For everything there is a time and a season.
That's what I love about Ecclesiasties. It puts everything in it's place. These last couple of weeks have been a mix of so many "times and seasons" that I felt like I was on the verge of a mental breakdown for a while.....don't worry, I'm fine now. :-)
Last week, amidst the craziness of 4-H summer, we had a family friend die, and a wedding all in the same weekend. The mix of the two got me thinking quite a bit.
When a human mind is rushed with all these mixed emotions, suddenly life becomes so much shorter.
We live, we eat, we breath....
We grow up, we get a job, we get married...
We have families, we have losses, we have gains...
But one day we will die.
We will leave behind us loved ones, kisses not given, tears not wiped, regrets to fill an ocean, and yet we will be able to do nothing, change nothing because we will be dead and there's no going back.
It's when I think about these things that life becomes so fragile to me. So often I find myself caught up in my present worries and aurguments that I forget how fragile this life truly is. In my impatience, I so easily try to rush life.
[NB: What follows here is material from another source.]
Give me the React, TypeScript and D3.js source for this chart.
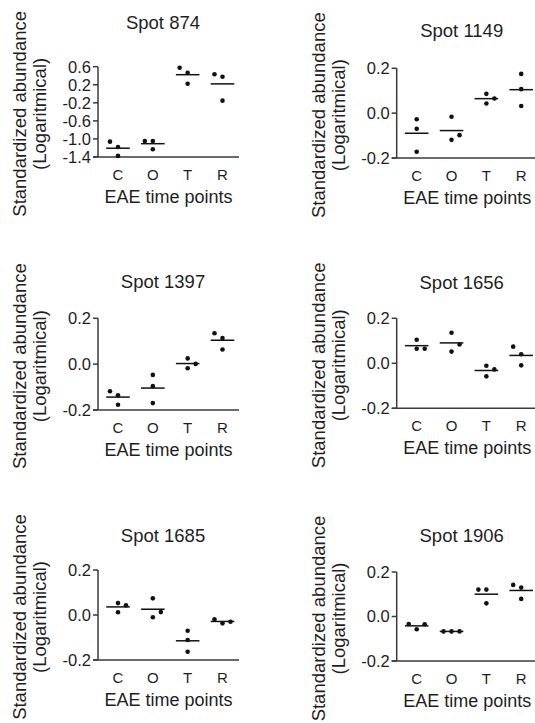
import React from "react";
import * as d3 from "d3";

// ---------- data ----------
const categories = ["C", "O", "T", "R"];
const spotTitles = ["Spot 874", "Spot 1149", "Spot 1397", "Spot 1656", "Spot 1685", "Spot 1906"];

const spot874 = [
  [-1.06, -1.18, -1.376],
  [-1.044, -1.044, -1.227],
  [0.578, 0.467, 0.224],
  [0.432, 0.379, -0.152],
];
const spot1149 = [
  [-0.027, -0.07, -0.172],
  [-0.016, -0.098, -0.119],
  [0.086, 0.065, 0.043],
  [0.175, 0.107, 0.032],
];
const spot1397 = [
  [-0.118, -0.136, -0.177],
  [-0.047, -0.096, -0.17],
  [0.025, 0.001, -0.018],
  [0.135, 0.114, 0.064],
];
const spot1656 = [
  [0.105, 0.065, 0.065],
  [0.136, 0.084, 0.052],
  [-0.011, -0.027, -0.058],
  [0.074, 0.04, -0.009],
];
const spot1685 = [
  [0.053, 0.043, 0.012],
  [0.074, 0.013, -0.01],
  [-0.07, -0.111, -0.163],
  [-0.019, -0.03, -0.037],
];
const spot1906 = [
  [-0.034, -0.035, -0.057],
  [-0.067, -0.067, -0.067],
  [0.121, 0.121, 0.059],
  [0.142, 0.13, 0.079],
];

const ticks874 = [0.6, 0.2, -0.2, -0.6, -1.0, -1.4];
const ticksSmall = [0.2, 0.0, -0.2];

const spotValues = [spot874, spot1149, spot1397, spot1656, spot1685, spot1906];
const spotTicks = [ticks874, ticksSmall, ticksSmall, ticksSmall, ticksSmall, ticksSmall];

// ---------- layout ----------
const layout = [
  { ax: 98, top: 66.7, bottom: 157, titleDy: -37.4 },
  { ax: 396.7, top: 68.3, bottom: 158, titleDy: -31 },
  { ax: 98, top: 318.3, bottom: 410, titleDy: -30 },
  { ax: 396.7, top: 318.3, bottom: 408.3, titleDy: -29 },
  { ax: 98, top: 570, bottom: 660, titleDy: -28.3 },
  { ax: 396.7, top: 572, bottom: 661, titleDy: -30.3 },
];

const FONT = "'Liberation Sans', Arial, Helvetica, sans-serif";
const TEXT = "#1e1e1e";
const AXIS = "#3a3a3a";

function spreadSlots(values: number[], y: (v: number) => number, thr = 8) {
  const idx = values.map((_, i) => i).sort((a, b) => values[a] - values[b]);
  const placed: { y: number; slot: number }[] = [];
  const slots = new Array(values.length).fill(0);
  idx.forEach((i, k) => {
    const py = y(values[i]);
    const side = k % 2 === 1 ? 1 : -1;
    const cands = [0, side, -side, 2 * side, -2 * side];
    for (const s of cands) {
      if (!placed.some((p) => p.slot === s && Math.abs(p.y - py) < thr)) {
        slots[i] = s;
        break;
      }
    }
    placed.push({ y: py, slot: slots[i] });
  });
  return slots;
}

function Panel({ idx }: { idx: number }) {
  const L = layout[idx];
  const values = spotValues[idx];
  const ticks = spotTicks[idx];
  const dom = d3.extent(ticks) as [number, number];
  const y = d3.scaleLinear().domain(dom).range([L.bottom, L.top]);
  const x = d3.scalePoint<string>().domain(categories).range([L.ax + 20, L.ax + 124.5]);
  const xEnd = L.ax + 141;
  const midY = (L.top + L.bottom) / 2 + 2;
  const fmt = d3.format(".1f");

  return (
    <g>
      <text x={L.ax + 65} y={L.top + L.titleDy} textAnchor="middle" fontSize={18.5} fill={TEXT} fontFamily={FONT}>
        {spotTitles[idx]}
      </text>
      {/* y label */}
      <text
        transform={`translate(${L.ax - 72},${midY}) rotate(-90)`}
        textAnchor="middle"
        fontSize={18.5}
        fill={TEXT}
        fontFamily={FONT}
      >
        Standardized abundance
      </text>
      <text
        transform={`translate(${L.ax - 52},${midY}) rotate(-90)`}
        textAnchor="middle"
        fontSize={18.5}
        fill={TEXT}
        fontFamily={FONT}
      >
        (Logaritmical)
      </text>
      {/* axes */}
      <line x1={L.ax} x2={L.ax} y1={y(dom[1])} y2={y(dom[0])} stroke={AXIS} strokeWidth={1.5} />
      <line x1={L.ax - 5} x2={xEnd} y1={y(dom[0])} y2={y(dom[0])} stroke={AXIS} strokeWidth={1.5} />
      {ticks.map((t) => (
        <g key={t}>
          <line x1={L.ax - 5} x2={L.ax} y1={y(t)} y2={y(t)} stroke={AXIS} strokeWidth={1.5} />
          <text
            x={L.ax - 7}
            y={y(t)}
            dy="0.36em"
            textAnchor="end"
            fontSize={16.5}
            fill={TEXT}
            fontFamily={FONT}
          >
            {fmt(t).replace("−", "-")}
          </text>
        </g>
      ))}
      {categories.map((c, ci) => {
        const vals = values[ci];
        const slots = spreadSlots(vals, (v) => y(v));
        const cx = x(c) as number;
        const mean = d3.mean(vals) as number;
        return (
          <g key={c}>
            <text x={cx} y={L.bottom + 23} textAnchor="middle" fontSize={15} fill={TEXT} fontFamily={FONT}>
              {c}
            </text>
            <line x1={cx - 11.8} x2={cx + 11.8} y1={y(mean)} y2={y(mean)} stroke="#111" strokeWidth={1.5} />
            {vals.map((v, vi) => (
              <circle key={vi} cx={cx + slots[vi] * 8} cy={y(v)} r={2.3} fill="#111" />
            ))}
          </g>
        );
      })}
      <text x={L.ax + 70.5} y={L.bottom + 46} textAnchor="middle" fontSize={18} fill={TEXT} fontFamily={FONT}>
        EAE time points
      </text>
    </g>
  );
}

export default function App() {
  return (
    <svg
      width={535}
      height={723}
      style={{ position: "absolute", left: 0, top: 0, background: "#fff" }}
    >
      <rect width={535} height={723} fill="#fff" />
      {spotTitles.map((_, i) => (
        <Panel key={i} idx={i} />
      ))}
    </svg>
  );
}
Then I look back and wish I had savored that moment.
I think about all the people losing their homes in Colorado right now. I think about how often I grudgingly clean and do chores in my home. If I were one of those people who had lost my home, I doubt that I would be thinking about how hard it was to clean the house. I bet I would be thinking about how I wish I had enjoyed my time there instead.
But, why does it take tragedy to make me think?
Ecclesiastes seems to have the answer to that too. :-) In chapter 7, verse 3 it says, "Sorrow is better than laghter: for by the sadness of the countenance the heart is made better." Maybe that's it. Maybe that is why God allows sorrow to be mixed with our joys. Because it gets us to think. It makes us appreciate the joys more.
Mourning over the death of a man married to his wife for 44 years, made the joyous wedding of some dear friends all the richer. Sorrow makes you cherish the joy more. One woman lost her husband, one girl married the man of her dreams. And I stand on the outside and watch. I learn about God's faithfulness, and I learn to love what I have been given.
There is a time for everything, we just need to learn to accept the current time.